Michael Vadon/Wikimedia Commons

Donald Trump said this about Ben Carson, a rival for the Republican nomination :

He was a doctor, perhaps an OK doctor, by the way.

The trope usually goes by Pope’s phrase “damning with faint praise”, but I’m sure RBC readers do not need reminding that its technical Greek name in rhetoric is diasyrm.

The put-down is feeble. You can’t take away from Dr. Ben Carson his outstanding medical qualifications and stellar career. He headed the department of paediatric neurosurgery at the teaching hospital of Johns Hopkins, which likes to think of itself as the best medical school in the world, possibly with reason. It is a great tragedy that in his very last operation in Baltimore before leaving medicine for politics, Dr. Carson heroically donated to his patient half the grey cells in his cerebral cortex.

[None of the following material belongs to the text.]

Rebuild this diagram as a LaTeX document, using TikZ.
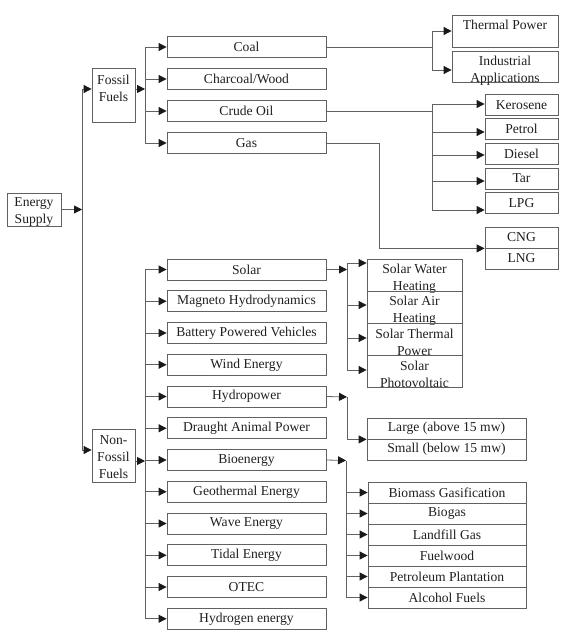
\documentclass[tikz,border=0pt]{standalone}
\usepackage{fontspec}
\setmainfont{Liberation Serif}
\usetikzlibrary{arrows.meta, positioning, calc}
\colorlet{linegray}{black!62}
\colorlet{inkcol}{black!88}

\begin{document}
\begin{tikzpicture}[x=1pt, y=-1pt, >={Triangle[length=8pt,width=8pt,color=black!90]},
		every node/.style={font=\fontsize{13.6}{17}\selectfont, text=inkcol},
		box/.style={draw=linegray, line width=0.8pt, inner sep=0pt, align=center},
		conn/.style={draw=linegray, line width=0.8pt}]
	\useasboundingbox (0,0) rectangle (576,640);

	% root and the two families
	\node[box, minimum width=54, minimum height=33,
		label={[align=center, yshift=-2.5]center:Energy\\Supply}] (supply) at (34,209.5) {};
	\node[box, minimum width=43, minimum height=54,
		label={[align=center, yshift=7]center:Fossil\\Fuels}] (fossil) at (113.5,95) {};
	\node[box, minimum width=43, minimum height=53,
		label={[align=center, yshift=-1.5]center:Non-\\Fossil\\Fuels}] (nonfossil) at (113.5,455.5) {};

	\coordinate (mainbus) at (82,209.5);
	\coordinate (ffbus) at (145,89);
	\coordinate (nfbus) at (145,461);

	\draw[conn,->] (supply.east) -- (mainbus);
	\draw[conn] ([yshift=6]fossil.west -| mainbus) -- ([yshift=5.5]nonfossil.west -| mainbus);
	\draw[conn,->] ([yshift=6]fossil.west -| mainbus) -- ([yshift=6]fossil.west);
	\draw[conn,->] ([yshift=5.5]nonfossil.west -| mainbus) -- ([yshift=5.5]nonfossil.west);

	% fossil fuels
	\foreach \nm/\txt/\y in {coal/Coal/47, wood/{Charcoal/Wood}/79, crude/Crude Oil/111, gas/Gas/143}{
		\node[box, minimum width=159, minimum height=21] (\nm) at (246.5,\y) {\txt};
		\draw[conn,->] (\nm.west -| ffbus) -- (\nm.west);
	}
	\draw[conn,->] ([yshift=6]fossil.east) -- (ffbus);
	\draw[conn] (coal.west -| ffbus) -- (gas.west -| ffbus);

	% coal uses
	\node[box, minimum width=106, minimum height=32,
		label={[yshift=6]center:Thermal Power}] (thermal) at (505,31) {};
	\node[box, minimum width=106, minimum height=31,
		label={[align=center, yshift=-4]center:Industrial\\Applications}] (indus) at (505,66.5) {};
	\coordinate (coalbus) at (432,47);
	\draw[conn] (coal.east) -- (coalbus);
	\draw[conn] (thermal.west -| coalbus) -- ([yshift=-3.5]indus.west -| coalbus);
	\draw[conn,->] (thermal.west -| coalbus) -- (thermal.west);
	\draw[conn,->] ([yshift=-3.5]indus.west -| coalbus) -- ([yshift=-3.5]indus.west);

	% crude oil products
	\coordinate (oilbus) at (432,111);
	\foreach \nm/\txt/\y/\dy in {kero/Kerosene/105/1, petrol/Petrol/129/-3, diesel/Diesel/153.5/-1.5,
			tar/Tar/178.5/-2.5, lpg/LPG/203/-7}{
		\node[box, minimum width=73, minimum height=21] (\nm) at (521.5,\y) {\txt};
		\draw[conn,->] ([yshift=\dy]\nm.west -| oilbus) -- ([yshift=\dy]\nm.west);
	}
	\draw[conn] (crude.east) -- (oilbus);
	\draw[conn] ([yshift=1]kero.west -| oilbus) -- ([yshift=-7]lpg.west -| oilbus);

	% gas
	\node[box, minimum width=73, minimum height=21] (cng) at (521.5,237.5) {CNG};
	\node[box, minimum width=73, minimum height=21] (lng) at (521.5,258.5) {LNG};
	\coordinate (gasbus) at (379,143);
	\draw[conn,->] (gas.east) -- (gasbus) |- (cng.south west);

	% non-fossil fuels
	\foreach \nm/\txt [count=\i from 0] in {solar/Solar, mhd/Magneto Hydrodynamics,
			ev/Battery Powered Vehicles, wind/Wind Energy, hydro/Hydropower,
			draught/Draught Animal Power, bio/Bioenergy, geo/Geothermal Energy,
			wave/Wave Energy, tidal/Tidal Energy, otec/OTEC, hyd/Hydrogen energy}{
		\node[box, minimum width=159, minimum height=21] (\nm) at (246.5,269.5+31.75*\i) {\txt};
		\draw[conn,->] (\nm.west -| nfbus) -- (\nm.west);
	}
	\draw[conn,->] ([yshift=-5.5]nonfossil.east) -- (nfbus);
	\draw[conn] (solar.west -| nfbus) -- (hyd.west -| nfbus);

	% solar
	\coordinate (solarbus) at (347,269.5);
	\foreach \nm/\txt/\dy [count=\i from 0] in {swh/{Solar Water\\Heating}/12, sah/{Solar Air\\Heating}/2,
			stp/{Solar Thermal\\Power}/1, spv/{Solar\\Photovoltaic}/1}{
		\node[box, minimum width=95, minimum height=32,
			label={[align=center, yshift=-3.5]center:\txt}] (\nm) at (414.5,275+32*\i) {};
		\draw[conn,->] ([yshift=\dy]\nm.west -| solarbus) -- ([yshift=\dy]\nm.west);
	}
	\draw[conn,->] (solar.east) -- (solarbus);
	\draw[conn] ([yshift=12]swh.west -| solarbus) -- ([yshift=1]spv.west -| solarbus);

	% hydropower
	\node[box, minimum width=159, minimum height=21] (large) at (446.5,428.5) {Large (above 15 mw)};
	\node[box, minimum width=159, minimum height=21] (small) at (446.5,449.5) {Small (below 15 mw)};
	\coordinate (hydrobus) at (347,397);
	\draw[conn,->] (hydro.east) -- (hydrobus);
	\draw[conn,->] (hydrobus) |- (large.south west);

	% bioenergy
	\coordinate (biobus) at (346,460.5);
	\foreach \nm/\txt [count=\i from 0] in {gasif/Biomass Gasification, biogas/Biogas,
			landfill/Landfill Gas, fuelwood/Fuelwood, plant/Petroleum Plantation, alcohol/Alcohol Fuels}{
		\node[box, minimum width=158, minimum height=21] (\nm) at (447,492.5+21*\i) {\txt};
		\draw[conn,->] (\nm.west -| biobus) -- (\nm.west);
	}
	\draw[conn,->] (bio.east) -- (biobus);
	\draw[conn] (biobus) -- (alcohol.west -| biobus);
\end{tikzpicture}
\end{document}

It is Donald Trump‘s pathological vanity – he is in textbooks  as an example of narcissism – that makes him far more vulnerable to diasyrm. Readers are invited to supply examples. To get you going, a better jibe from Lloyd George:

[Neville Chamberlain] would make a good Lord Mayor of Birmingham in a lean year.

My suggestions:

  • Donald Trump has demonstrated far greater acumen as an investor than Bernie Madoff.
  • Donald Trump is magnetically attractive to women, for six months.
  • Trump’s dramatic hairdo would assure him a future as a hairstyling model for the leading trade magazine in North Korea.
  • Trump regularly demonstrates his superior people-management skills in firing no-hopers on reality TV shows.
  • Donald has never, ever had sex with a pig.

Entrants please remember the praise part. Straight insults do not count, however ingenious and deserved. Example: at Oxford, I once heard the young Quentin Hogg described as “a shining wit, as Dr. Spooner might have said”.